While the Democratic Party previously singled out blacks and native Indians, progressives showed Democrats how to suppress all minorities.
Included in the new list were Hispanics from Central and South America as well as Eastern and Southern Europeans. Many of these people were clearly white but progressives did not consider them white enough. Like blacks, they were considered “unfit” on the basis of their complexion.

During the 1920s, progressives developed a fascination with and admiration for Italian and German fascism, and the fascists, for their part, praised American progressives. These were likeminded people who spoke the same language, and progressives and fascists worked together to implement programs to sterilize so-called mental defectives and “unfit” people, resulting subsequently in tens of thousands of forced sterilizations in America and hundreds of thousands in Nazi Germany.

During the 1930s, President Franklin D. Roosevelt sent members of his brain trust to Europe to study fascist economic programs, which he considered more advanced than anything his New Deal had implemented to date. FDR was enamored with Mussolini, whom he called the “admirable Italian gentleman.” Some Democrats even had a soft spot for Hitler: young JFK went to Germany before World War II and praised Hitler as a “legend” and blamed hostility to the Nazis as jealousy resulting from how much the Nazis had accomplished.

Yes, I know. Very little of this is understood by people today because progressives have done such a good job of sweeping it all under the rug. This material is simply left out of the textbooks even though it is right there in the historical record. Some progressive pundits know about it, but they don’t want to talk about it. Such talk, they figure, can only hurt today’s Democrats who, after all, can hardly bear responsibility for what JFK said or what FDR and Woodrow Wilson did.

But don’t we have some responsibility to the truth? Shouldn’t we lay out the facts of history and let people make up their own minds? The progressive answer to this question is no. Progressives detest the facts not because they are untrue but because they don’t fit in with progressive political interests. Facts constitute, as Al Gore might say, an inconvenient truth.

So progressives have been working hard to come up with lies that can be passed off as facts. Progressives have a whole cultural
contingent—Hollywood, the mainline media, the elite universities, even professional comedians—to peddle their propaganda.
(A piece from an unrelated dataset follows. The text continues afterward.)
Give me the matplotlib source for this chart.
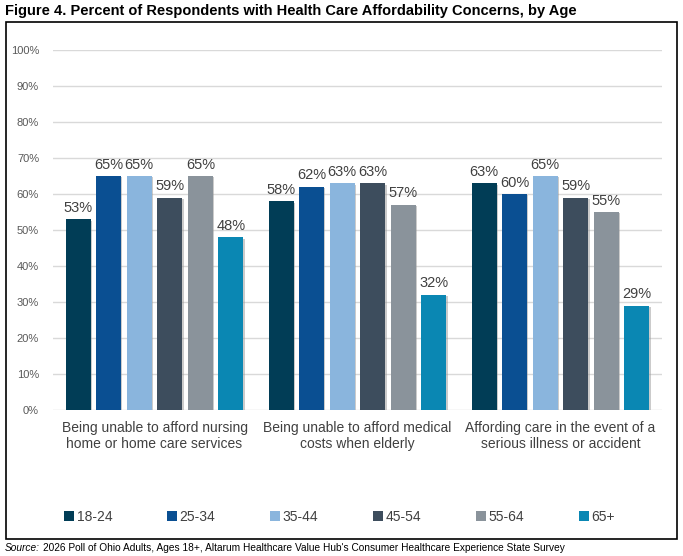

From the television show
Madame Secretary
to the front page of the
New York Times
to nightly quips by Stephen Colbert, the progressive bilge comes at us continually and relentlessly.

In this bogus narrative, Republicans are the bad guys because Republicans opposed the Civil Rights Movement of the 1950s and 1960s. For progressive Democrats, the Civil Rights Movement is the canonical event of American history. It is even more important than the American Revolution. Progressive reasoning is: We did this, so it must be the greatest thing that was ever done in America. Republicans opposed it, which makes them the bad guys.
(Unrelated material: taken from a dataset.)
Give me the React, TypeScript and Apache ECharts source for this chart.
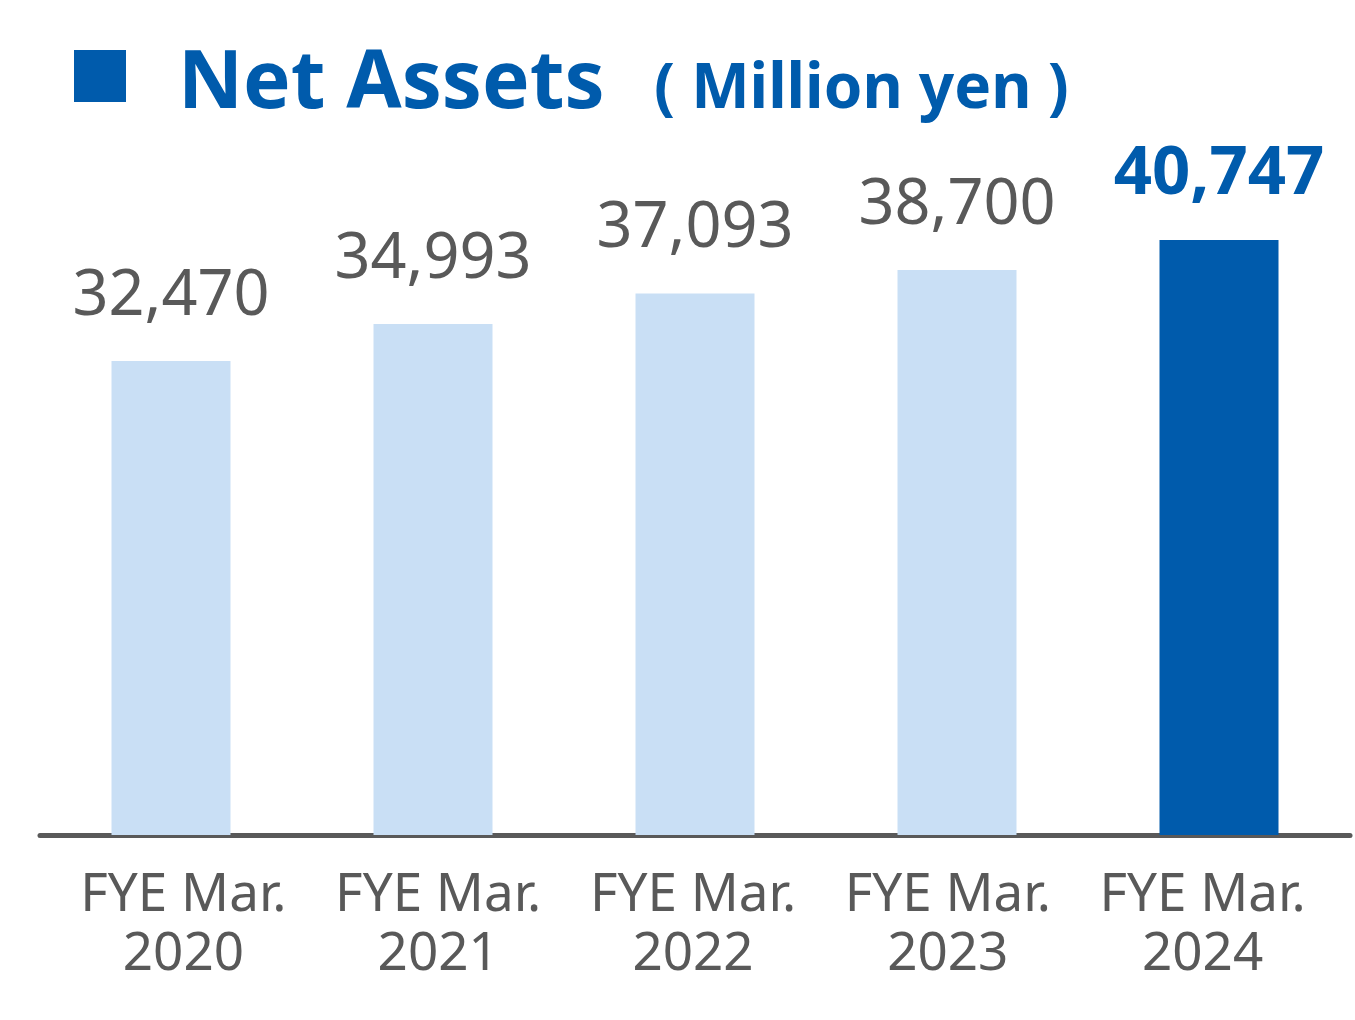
import React, { useEffect, useRef } from "react";
import * as echarts from "echarts";

const years = ["2020", "2021", "2022", "2023", "2024"];
const periodPrefix = "FYE Mar.";
const values = [32470, 34993, 37093, 38700, 40747];
const highlightIndex = 4;
const titleMain = "Net Assets";
const titleUnit = "( Million yen )";

const BLUE = "#005BAC";
const LIGHT = "#C9DFF5";
const GRAY = "#595959";
const FONT = "'Noto Sans', 'Open Sans', sans-serif";

export default function App() {
  const ref = useRef<HTMLDivElement>(null);
  useEffect(() => {
    document.body.style.margin = "0";
    const chart = echarts.init(ref.current!, null, { renderer: "svg" });
    const fmt = (v: number) => v.toLocaleString("en-US");
    const labelAxisBase = {
      type: "category",
      gridIndex: 1,
      data: years,
      position: "bottom",
      axisLine: { show: false },
      axisTick: { show: false },
    };
    const labelStyle = {
      show: true,
      color: GRAY,
      fontFamily: FONT,
      fontSize: 53,
      lineHeight: 59,
      margin: 26,
      interval: 0,
    };
    chart.setOption({
      animation: false,
      backgroundColor: "#ffffff",
      graphic: [
        { type: "rect", shape: { x: 74, y: 50, width: 52, height: 52 }, style: { fill: BLUE } },
        {
          type: "text",
          x: 178,
          y: 76,
          style: { text: titleMain, fill: BLUE, font: `bold 80px ${FONT}`, verticalAlign: "middle", align: "left" },
        },
        {
          type: "text",
          x: 654,
          y: 84,
          style: { text: titleUnit, fill: BLUE, font: `bold 62px ${FONT}`, verticalAlign: "middle", align: "left" },
        },
      ],
      grid: [
        { left: 40, right: 5, top: 178, bottom: 185 },
        { left: 56, right: 25, top: 178, bottom: 185 },
      ],
      xAxis: [
        {
          type: "category",
          gridIndex: 0,
          data: years,
          offset: 2.5,
          axisLine: { show: true, lineStyle: { color: GRAY, width: 5 } },
          axisTick: { show: false },
          axisLabel: { show: false },
        },
        {
          ...labelAxisBase,
          axisLabel: { ...labelStyle, formatter: () => periodPrefix },
        },
        {
          ...labelAxisBase,
          offset: 59,
          axisLabel: { ...labelStyle },
        },
      ],
      yAxis: [
        { type: "value", gridIndex: 0, min: 0, max: 45000, show: false },
        { type: "value", gridIndex: 1, min: 0, max: 45000, show: false },
      ],
      series: [
        {
          type: "bar",
          xAxisIndex: 0,
          yAxisIndex: 0,
          barWidth: 119,
          data: values.map((v, i) => ({
            value: v,
            itemStyle: { color: i === highlightIndex ? BLUE : LIGHT },
            label: i === highlightIndex
              ? { color: BLUE, fontWeight: "bold", fontSize: 67 }
              : { color: GRAY, fontWeight: "normal", fontSize: 63 },
          })),
          label: {
            show: true,
            position: "top",
            distance: 39,
            fontFamily: FONT,
            formatter: (p: any) => fmt(p.value),
          },
        },
      ],
    });
    return () => chart.dispose();
  }, []);
  return <div ref={ref} style={{ width: 1355, height: 1020 }} />;
}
The only problem is that Republicans were instrumental—actually indispensable—in getting the Civil Rights laws passed. While Lyndon Johnson pushed the Civil Rights Act of 1964 with the backing of some northern Democrats, Republicans voted in far higher percentages for the bill than Democrats did. This was also true of the Voting Rights Act of 1965. Neither would have passed with just Democratic votes. Indeed, the main opposition to both bills came from Democrats.

Most people know the Nineteenth Amendment granting women’s suffrage was passed in 1919 and ratified by the states the following year. What few people know is there was a forty-year struggle over that amendment, with Republicans pushing for it and Democrats opposing it, until the Republicans finally had the votes to get it through.

Republicans proposed women’s suffrage as early as 1878, but it was voted down by a Democrat-controlled Congress. Republicans re-introduced the issue each year, but for many years the Democrats tied it up in committees. It only got to the floor in 1887 when the Democrats again defeated it.